Tony Tasset’s new sculpture, a thirty-foot eyeball installed in a downtown public plaza, is a masterwork in the surrealist tradition, a method of art-making now almost a century old. It is still effective. The giant eyeball disrupts—temporarily and safely—the usual workaday street life in this busy corner of the city. We could use more surprising interruptions like this colossal eyeball inserted into our well-worn footpaths.
So far, the go-to referent for Tasset’s “Eye” is Mayor Daley’s love affair with surveillance. Chicago’s network of public cameras is the nation’s most extensive, and with the downtown prison skyscraper looming just behind “Eye,” the Big Brother approach is an easy entry to appreciate the sculpture. Unlike other forward-thinking contemporary art about surveillance, “Eye” doesn’t have interactive or high-tech features to allow viewers to subvert or question breaches of privacy. (For instance, Christian Moeller’s 2006 “Nosy” captures passersby’s images and projects them on a nearby wall, or “Double-Taker (Snout),” an interactive robotic tentacle that spies on visitors, installed atop the Pittsburgh Center for the Arts in 2008, developed by the Carnegie Mellon’s Robotics Institute.)
If the popular interpretation prevails, then “Eye,” as an immobile and indifferent body part, and decidedly inhuman, is a simple exaggeration and celebration of totalitarian law enforcement. But “Eye” is a better work of art than that, and Tasset, we know, doesn’t operate void of irony, criticism or creative inspiration.
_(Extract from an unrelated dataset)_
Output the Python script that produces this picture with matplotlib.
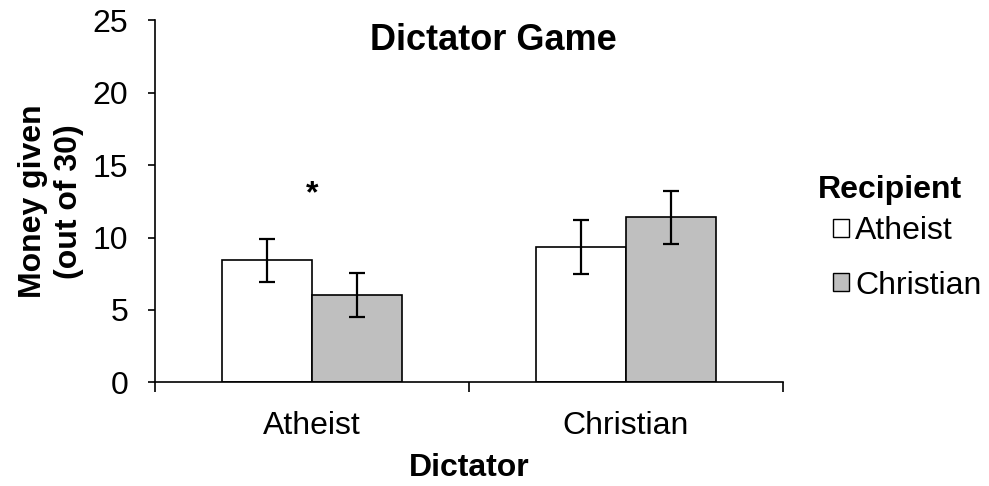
import numpy as np
import matplotlib
matplotlib.use('Agg')
import matplotlib.pyplot as plt
from matplotlib.patches import Patch

plt.rcParams['font.family'] = ['Liberation Sans', 'DejaVu Sans']

dictators = ['Atheist', 'Christian']
recipients = ['Atheist', 'Christian']
# mean money given, by recipient (rows) and dictator (columns)
given_to_atheist = [8.43, 9.33]
given_to_christian = [6.01, 11.40]
err_atheist = [1.50, 1.86]
err_christian = [1.52, 1.82]
bar_colors = ['white', '#bfbfbf']

fig = plt.figure(figsize=(9.89, 4.86), dpi=100)
ax = fig.add_axes([155/989, 1 - 382.3/486, 628/989, 361.8/486])

x = np.arange(len(dictators))
w = 0.286
ekw = dict(elinewidth=1.6, capthick=1.6, ecolor='black')
ax.bar(x - w/2, given_to_atheist, w, yerr=err_atheist, color=bar_colors[0],
       edgecolor='black', linewidth=1.2, capsize=5.5, error_kw=ekw, label=recipients[0])
ax.bar(x + w/2, given_to_christian, w, yerr=err_christian, color=bar_colors[1],
       edgecolor='black', linewidth=1.2, capsize=5.5, error_kw=ekw, label=recipients[1])

ax.text(0, 12.45, '*', ha='center', va='baseline', fontsize=23, fontweight='bold')

ax.set_xlim(-0.5, 1.5)
ax.set_ylim(0, 25)
ax.set_yticks([0, 5, 10, 15, 20, 25])
ax.set_xticks([-0.5, 0.5, 1.5])
ax.set_xticklabels([])
ax.set_xticks(x, minor=True)
ax.set_xticklabels(dictators, minor=True)
ax.tick_params(axis='x', which='minor', length=0, pad=21, labelsize=23)
ax.tick_params(axis='x', which='major', length=7, width=1.2, direction='out')
ax.tick_params(axis='y', length=5.3, width=1.2, pad=14, labelsize=23)
for s in ['top', 'right']:
    ax.spines[s].set_visible(False)
for s in ['left', 'bottom']:
    ax.spines[s].set_linewidth(1.2)

ax.set_xlabel('Dictator', fontsize=23, fontweight='bold', labelpad=8)
ax.set_ylabel('Money given\n(out of 30)', fontsize=23, fontweight='bold',
              linespacing=1.25, labelpad=6)
fig.text(493/989, 1 - 40/486, 'Dictator Game', ha='center', va='center',
         fontsize=26, fontweight='bold')

# legend title placed on its own, legend entries below
fig.text(890/989, 1 - 198/486, 'Recipient', ha='center', va='baseline',
         fontsize=23, fontweight='bold')
handles = [Patch(facecolor=c, edgecolor='black', linewidth=1.0) for c in bar_colors]
leg = ax.legend(handles, recipients, loc='upper left',
                bbox_to_anchor=(833/989, 1 - 216/486), bbox_transform=fig.transFigure,
                frameon=False, fontsize=23,
                handlelength=0.5, handleheight=0.5, handletextpad=0.2, labelspacing=0.77,
                borderpad=0, borderaxespad=0)

fig.savefig('out.png', dpi=100)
Instead, “Eye” is a pop surrealist monument (and a much better one than the Claes Oldenburg public sculpture in Chicago, a monument to wiffle ball, I think). “Eye” addresses the public and asks us to consider a passing event: the passing stranger. We actually do it all the time, undirected. We inspect what’s strange about strangers, and maneuver through the streets accordingly. Passing eyes look coy, or threatening, or drunk, or weary. Dislocated from its lids and lashes and socket, the eyeball seems emotionless, neither erotic nor criminal, and not judgmental, but it implores you to gaze. Gaze widely! It says, just as you are gazing wide-eyed at it, go and gaze freely, without motive or moral—perhaps creatively, artistically—at the things and people around you.
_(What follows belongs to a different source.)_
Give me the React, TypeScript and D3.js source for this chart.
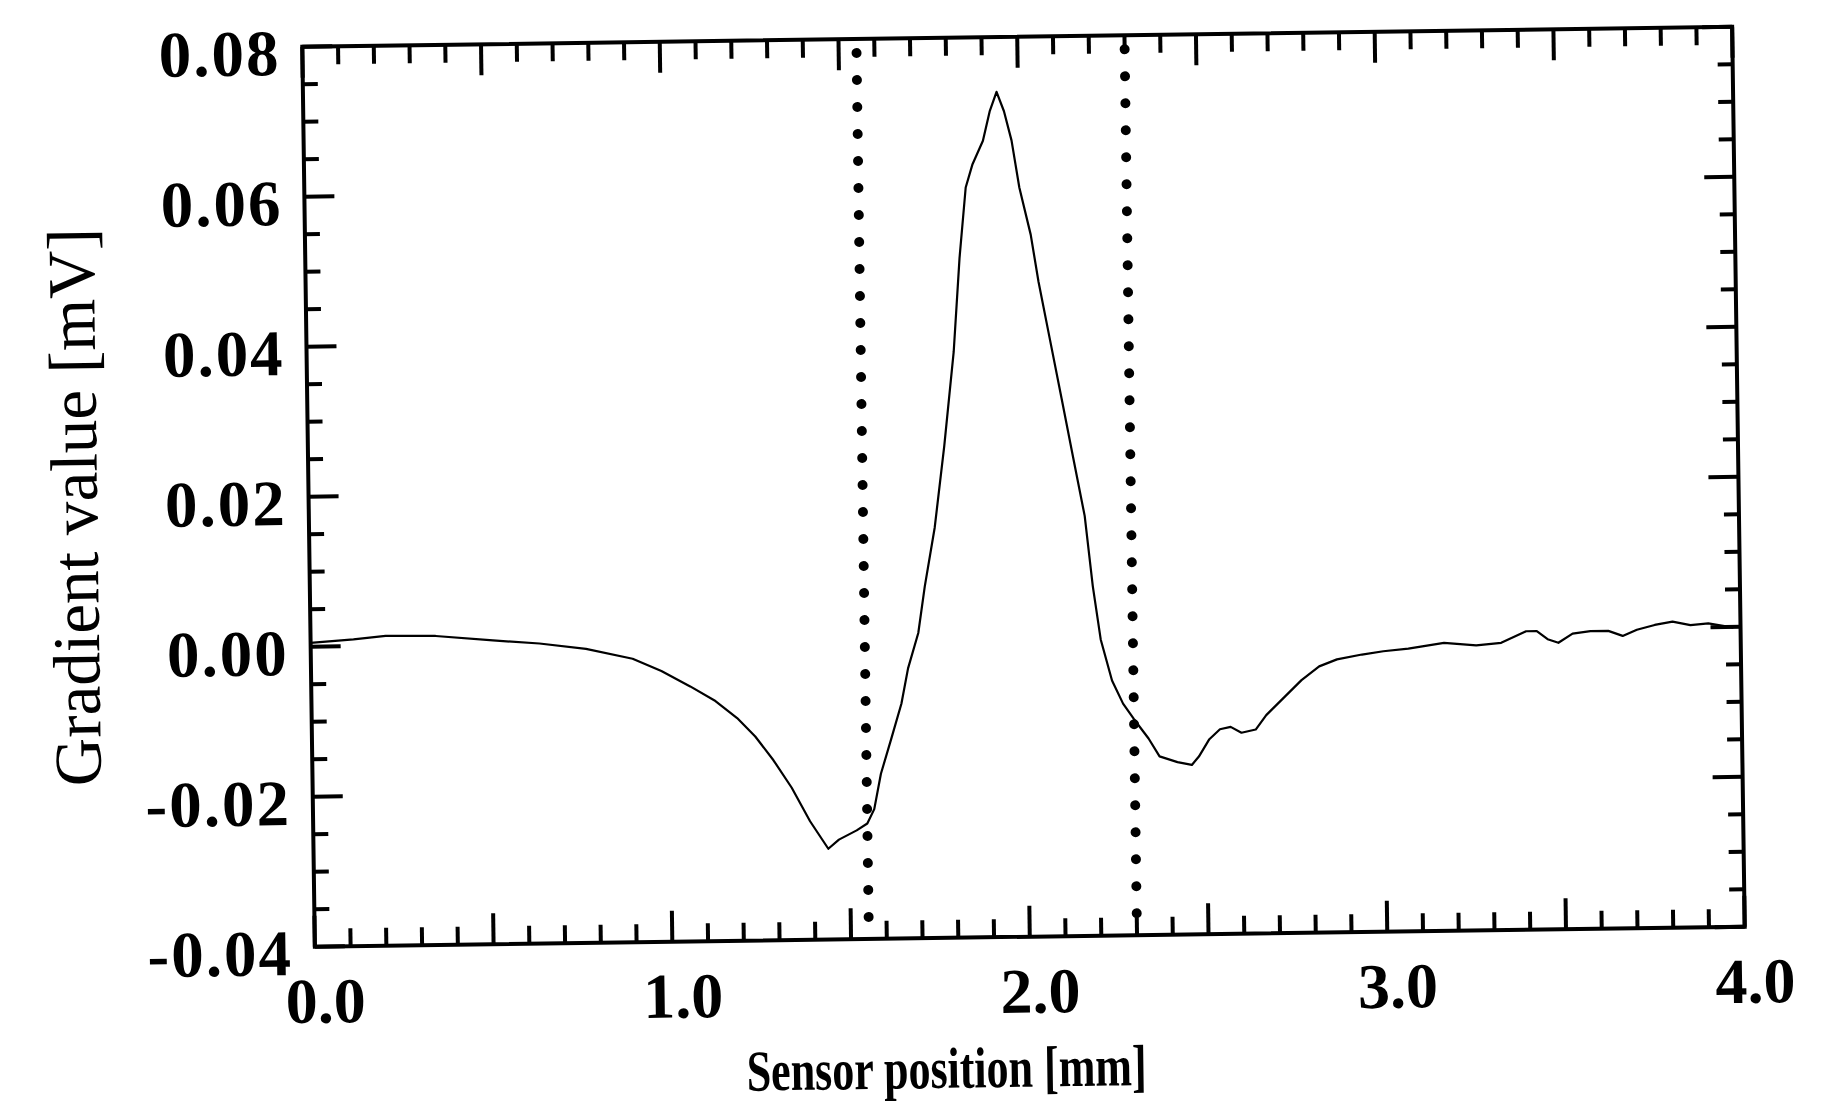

Today, we explore our surroundings with the aid of hand-held technologies. Shopping, loitering, cruising and people-watching are all performed off the street now. Visitors in Chicago may prefer some of the other vistas afforded by the city, from the Willis Tower skydeck to the eyeball-ish balloon that hovers over Navy Pier. All this makes unaided explorations with our naked eyes seem a lost process. “Eye” is shellacked with nostalgia. Strolling and crowd-gazing harks to a nineteenth-century practice, taken up by the twentieth-century surrealists, who detoured off the beaten promenades in search of the arcane and the strange. In their books and artworks they presented all the collected gritty scraps they encountered by chance, to make sense of what the modern city offered. Return your eyes to your body, “Eye” seems to say.
In previous art works, Tasset has similarly stoked the nostalgia campfire. He’s mourned himself, in “Pieta”; nature, as cast bronze magnolia and cherry trees; rural life, as an exhausted lumberjack; childhood, as a smashed jack-o-lantern forever fixed in bronze; and life itself, as a memento mori in “Capuchine Chandelier,” a light fixture composed of human skulls and bones. All these are fakes, in plastic, bronze and paint, made like theatrical props to romanticize, and instigate, a yearning for the originals.
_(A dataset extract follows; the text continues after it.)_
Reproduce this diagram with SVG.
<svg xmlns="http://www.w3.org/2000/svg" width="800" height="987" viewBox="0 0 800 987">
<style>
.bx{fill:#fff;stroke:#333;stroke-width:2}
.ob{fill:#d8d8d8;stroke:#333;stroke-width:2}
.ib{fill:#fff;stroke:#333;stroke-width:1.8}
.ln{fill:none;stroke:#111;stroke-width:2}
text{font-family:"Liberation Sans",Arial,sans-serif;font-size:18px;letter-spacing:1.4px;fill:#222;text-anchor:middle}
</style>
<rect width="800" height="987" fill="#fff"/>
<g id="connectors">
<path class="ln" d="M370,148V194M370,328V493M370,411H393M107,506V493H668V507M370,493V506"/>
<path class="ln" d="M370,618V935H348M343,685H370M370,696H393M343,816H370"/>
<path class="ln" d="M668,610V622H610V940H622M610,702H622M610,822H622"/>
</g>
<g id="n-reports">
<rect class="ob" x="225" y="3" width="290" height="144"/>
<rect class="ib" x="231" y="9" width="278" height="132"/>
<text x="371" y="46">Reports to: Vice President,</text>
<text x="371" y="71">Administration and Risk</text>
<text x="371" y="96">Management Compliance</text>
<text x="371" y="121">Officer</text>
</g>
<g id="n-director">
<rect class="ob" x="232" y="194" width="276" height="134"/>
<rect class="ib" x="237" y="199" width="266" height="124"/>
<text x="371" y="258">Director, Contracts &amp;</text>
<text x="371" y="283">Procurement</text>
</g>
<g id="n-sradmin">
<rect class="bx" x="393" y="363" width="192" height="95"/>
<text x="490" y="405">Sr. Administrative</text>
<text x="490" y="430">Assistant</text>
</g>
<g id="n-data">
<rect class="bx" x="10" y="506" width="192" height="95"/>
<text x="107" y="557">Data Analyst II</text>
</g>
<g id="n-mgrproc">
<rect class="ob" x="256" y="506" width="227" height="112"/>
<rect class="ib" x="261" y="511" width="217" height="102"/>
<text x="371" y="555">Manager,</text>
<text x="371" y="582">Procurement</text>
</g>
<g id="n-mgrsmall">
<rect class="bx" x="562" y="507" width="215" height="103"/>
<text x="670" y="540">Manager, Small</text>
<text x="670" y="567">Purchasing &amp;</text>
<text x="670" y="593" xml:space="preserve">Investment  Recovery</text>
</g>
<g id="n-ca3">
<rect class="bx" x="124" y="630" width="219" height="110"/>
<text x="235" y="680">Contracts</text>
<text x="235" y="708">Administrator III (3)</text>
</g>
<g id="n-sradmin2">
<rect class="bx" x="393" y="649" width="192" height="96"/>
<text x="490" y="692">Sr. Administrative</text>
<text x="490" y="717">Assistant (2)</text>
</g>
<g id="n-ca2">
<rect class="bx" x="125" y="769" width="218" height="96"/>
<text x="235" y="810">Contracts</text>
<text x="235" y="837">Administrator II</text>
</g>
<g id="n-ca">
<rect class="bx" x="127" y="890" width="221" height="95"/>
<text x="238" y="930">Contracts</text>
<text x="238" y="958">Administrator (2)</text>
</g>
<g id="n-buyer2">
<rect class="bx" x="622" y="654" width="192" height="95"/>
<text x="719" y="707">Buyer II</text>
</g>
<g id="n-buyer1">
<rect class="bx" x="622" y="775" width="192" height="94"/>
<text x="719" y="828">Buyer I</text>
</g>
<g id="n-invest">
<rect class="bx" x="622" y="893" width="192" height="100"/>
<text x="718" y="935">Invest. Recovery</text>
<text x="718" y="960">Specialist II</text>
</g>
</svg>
“Eye” comes from a long line of artistic precedents, including “Eyes” by the late, great sculptor Louise Bourgeois. These creepy eyes look like testicles slithering across a hilly terrain, and are permanently installed on the Williams College Museum of Art campus, in Massachusetts. Bourgeois’ eyes, like the tortured ones in a 1997 Tony Oursler video installation, or the sacrificed eye in Dali and Bunuel’s classic surrealist film from 1929, “An Andalusian Dog,” serve to bother or discomfort viewers, or at least make familiar objects seem horrifying. Tasset’s “Eye” is more kitsch than shock, like a so-bad-it’s-great roadside attraction. Though disembodied and red-veined, it won’t scare anyone out of their daily preconceptions. Instead, the giant eyeball’s success is in its civility. It seems pleased to be an amusement, and to make a naked entrance onto our public park. Excuse me, it says, would you mind using your eyes a bit more sensitively?